The original game had you playing as God, smiting human after human trying to build the fabled Tower of Babel. Being a book of Genesis God, you don’t like this one bit, and so, using your divine control of the elements, (fire, wind, water and earth) you wreak havoc on those poor Babylonians.
I don’t know what God has against towers. Maybe its a phallic thing |
The main difference from the first game, sparing the 3D makeover, is the diminished number of powers available to you. While you still have the ability to use the four elements (although only two are available each level) only two attacks exist for each, and these attacks are the same for each. Aiming with your right hand (on the Kinect), you can either slam down with your left hand to do a ‘squashing’ attack which kills either a targeted person or area, or push forward with it, which releases a ‘trail’ attack that follows your right hand and destroys everything in its path. The former manifest themselves as boulders, fireballs, lightening strikes and rainclouds (which slow the enemy down), and the latter as earthquakes, walls of fire, tornadoes and blizzards.

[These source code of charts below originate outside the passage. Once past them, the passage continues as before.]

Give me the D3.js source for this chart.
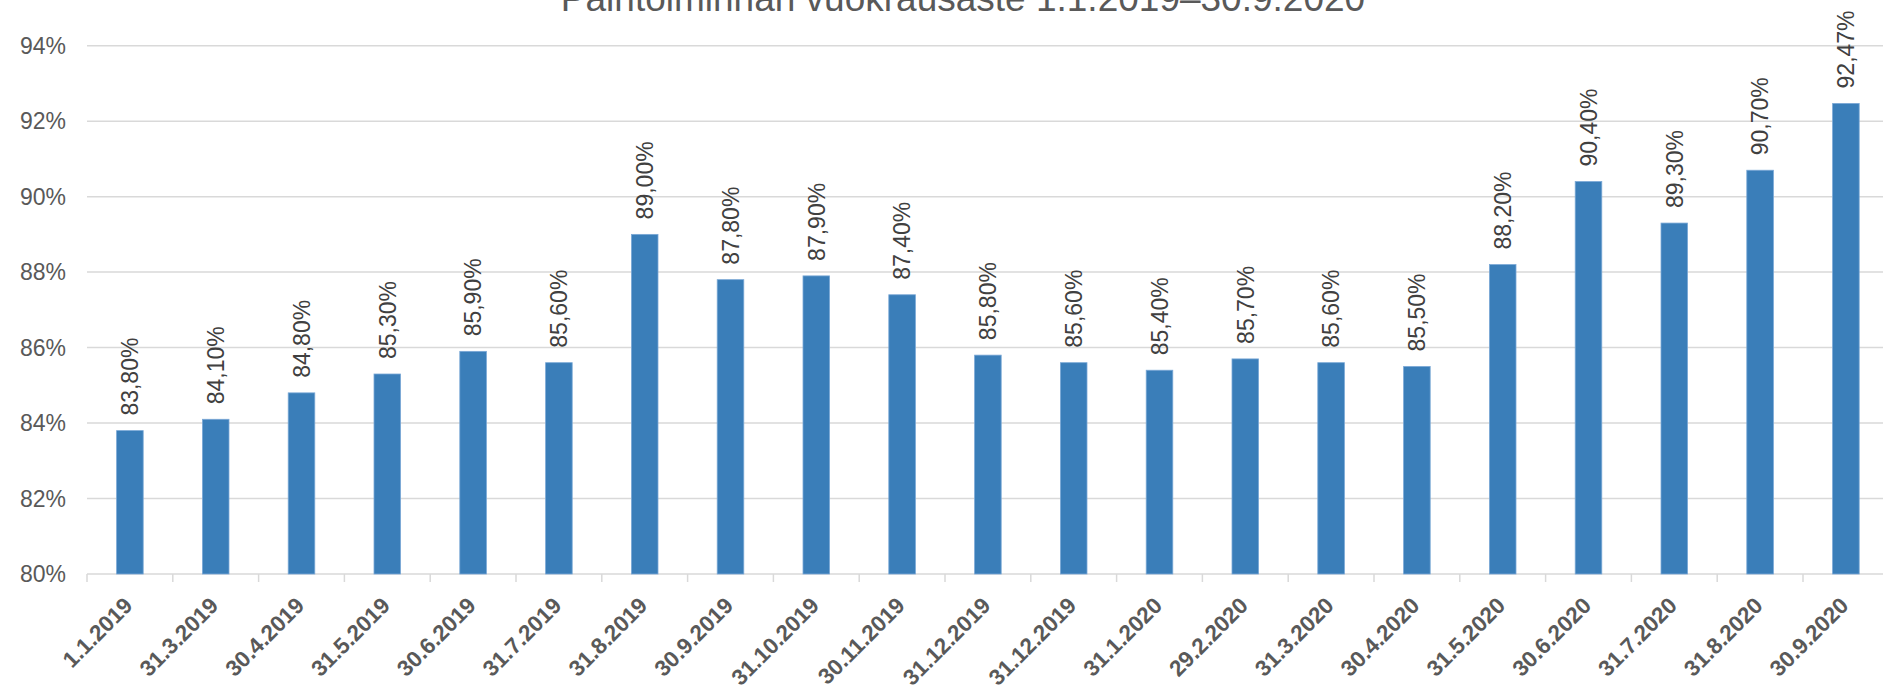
<!DOCTYPE html>
<html>
<head>
<meta charset="utf-8">
<script src="https://cdn.jsdelivr.net/npm/d3@7"></script>
<style>
  html, body { margin: 0; padding: 0; background: #fff; overflow: hidden; }
  svg { display: block; font-family: "Liberation Sans", Arial, sans-serif; }
</style>
</head>
<body>
<svg id="chart" width="1883" height="690"></svg>
<script>
const title = "Paintoiminnan vuokrausaste 1.1.2019–30.9.2020";
const categories = ["1.1.2019","31.3.2019","30.4.2019","31.5.2019","30.6.2019","31.7.2019","31.8.2019","30.9.2019","31.10.2019","30.11.2019","31.12.2019","31.12.2019","31.1.2020","29.2.2020","31.3.2020","30.4.2020","31.5.2020","30.6.2020","31.7.2020","31.8.2020","30.9.2020"];
const values = [83.8, 84.1, 84.8, 85.3, 85.9, 85.6, 89.0, 87.8, 87.9, 87.4, 85.8, 85.6, 85.4, 85.7, 85.6, 85.5, 88.2, 90.4, 89.3, 90.7, 92.47];
const valueLabels = ["83,80%","84,10%","84,80%","85,30%","85,90%","85,60%","89,00%","87,80%","87,90%","87,40%","85,80%","85,60%","85,40%","85,70%","85,60%","85,50%","88,20%","90,40%","89,30%","90,70%","92,47%"];
const yTicks = [80, 82, 84, 86, 88, 90, 92, 94];

const W = 1883, H = 690;
const svg = d3.select("#chart");
const plotLeft = 87, bandW = 85.8;
const x = d3.scaleBand().domain(d3.range(categories.length)).range([plotLeft, plotLeft + bandW * categories.length]).paddingInner(0.69).paddingOuter(0.345);
const y = d3.scaleLinear().domain([80, 94]).range([574, 45.7]);
const outer = d3.scaleBand().domain(d3.range(categories.length)).range([plotLeft, plotLeft + bandW * categories.length]);

// gridlines
svg.append("g").selectAll("line").data(yTicks).join("line")
  .attr("x1", plotLeft).attr("x2", W + 10)
  .attr("y1", d => y(d)).attr("y2", d => y(d))
  .attr("stroke", "#d9d9d9").attr("stroke-width", 1.5);

// y tick labels
svg.append("g").selectAll("text").data(yTicks).join("text")
  .attr("x", 66).attr("y", d => y(d)).attr("dy", "0.36em")
  .attr("text-anchor", "end").attr("fill", "#595959")
  .attr("font-size", 23).text(d => d + "%");

// x tick marks
const tickPos = d3.range(categories.length + 1).map(i => i < categories.length ? outer(i) : outer(categories.length - 1) + bandW);
svg.append("g").selectAll("line").data(tickPos).join("line")
  .attr("x1", d => d).attr("x2", d => d)
  .attr("y1", y(80)).attr("y2", y(80) + 8)
  .attr("stroke", "#d9d9d9").attr("stroke-width", 1.5);

// bars
svg.append("g").selectAll("rect").data(values).join("rect")
  .attr("x", (d, i) => x(i)).attr("width", x.bandwidth())
  .attr("y", d => y(d)).attr("height", d => y(80) - y(d))
  .attr("fill", "#3a7eb9").attr("stroke", "#7aa8d6").attr("stroke-width", 0.8);

// data labels
svg.append("g").selectAll("text").data(values).join("text")
  .attr("transform", (d, i) => `translate(${x(i) + x.bandwidth() / 2},${y(d) - 15}) rotate(-90)`)
  .attr("dy", "0.36em").attr("fill", "#404040").attr("font-size", 23)
  .text((d, i) => valueLabels[i]);

// x labels
svg.append("g").selectAll("text").data(categories).join("text")
  .attr("transform", (d, i) => `translate(${outer(i) + bandW / 2 + 4},${607}) rotate(-45)`)
  .attr("text-anchor", "end").attr("fill", "#595959")
  .attr("font-size", 22.5).attr("font-weight", "bold")
  .text(d => d);

// title (cut off at the top edge, as in the reference)
svg.append("text").attr("x", 963).attr("y", 11)
  .attr("text-anchor", "middle").attr("fill", "#595959")
  .attr("font-size", 37).text(title);
</script>
</body>
</html>
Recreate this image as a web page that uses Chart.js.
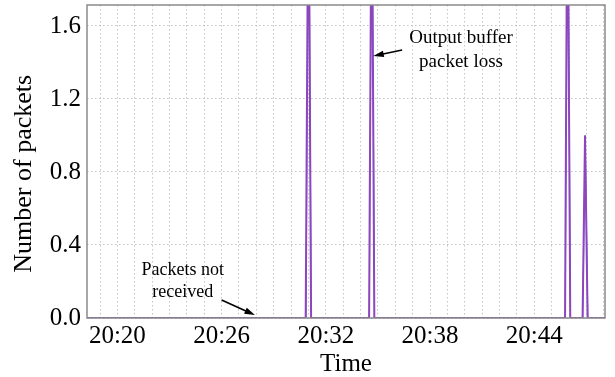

Unfortunately, the Kinect has yet to be perfected once again, as the controls for this game are clumsy and uncomfortable. While you get used to the main controls mentioned above, to switch between elements requires you to clap your hands once. (Or say “switch elements” but the voice recognition was naff and that didn’t work a single time) However, clapping your hands requires you to, well... Move your hands. And so when you go to put them back in their original position, the game misinterprets that as an attack, and can get frustrating seeing as each attack costs mana to use which regenerates over time.
Try not to think about the thousands you’re burning alive while playing this game |
This, however, is the only difficult part of the game. Switching to controller mode (which is necessary if you want to play the split-screen multiplayer) abolishes that difficulty immediately, and the game, especially the survival mode, simply boils down to how long you can play before you get so bored you simply give up. The game throws ‘Priests’ at you, who create shields against certain elements, and little curse-pot-things that block your abilities for a limited time, but even then, you’re more likely to get arm ache than fail a level, which are won by completing objectives such as ‘kill x people’, or ‘last for x amount of time’.
While there are special moves that you can use by filling up a meter on the bottom of the screen, you are ultimately left feeling pretty powerless for God. The most powerful attack in your arsenal is the special move for water; the flood. This drowns pretty much everyone on screen and is excellent for racking up points. On the flip side of this though, the raincloud does nothing but slow the Babylonians down. You can’t help but get the feeling that an omnipotent being can do slightly more than make people damp.
There’s an achievement for hurling a Babylonian more than 50m in the air. It’s called “sadistic bastard” |
While the game does have its moments (it is amusing to sent 50 little guys flying with an earthquake), you can’t shake off the feeling of lazyness on the developers part. There is no mixing of elements - Water doesn’t put out fire or conduct electricity, and you can’t make flaming tornadoes of death by combining the two together. Also, there is only one goddamn screeching sound for every single death and so when killing everyone on screen, the game just sounds like a laggy echo. For those of you that have played the Likitung mini-game on Pokemon stadium, you know what I’m taking about. There is also the problem of the green and yellow and yellow and red shields conjured by the priests looking annoyingly similar. For a game that only has four coloured attacks, they could have tried to make it more distinguishable. I get the feeling that it will be almost unplayable for colour blind gamers.
The game feels more like a web browser game than a console feature. There is only one thing you can do in the game, and that thing quickly becomes boring. While there is a multiplayer mode, there is no real difference to the gameplay other than having someone suffer it with you. This game probably works very well on a phone, but transferring it to a console was a bad move, and implementing the Kinect is simply unfathomable.
Platform Played: Xbox 360
TOP GAME MOMENT
The pure evil that is the joy of drowning hundreds of people.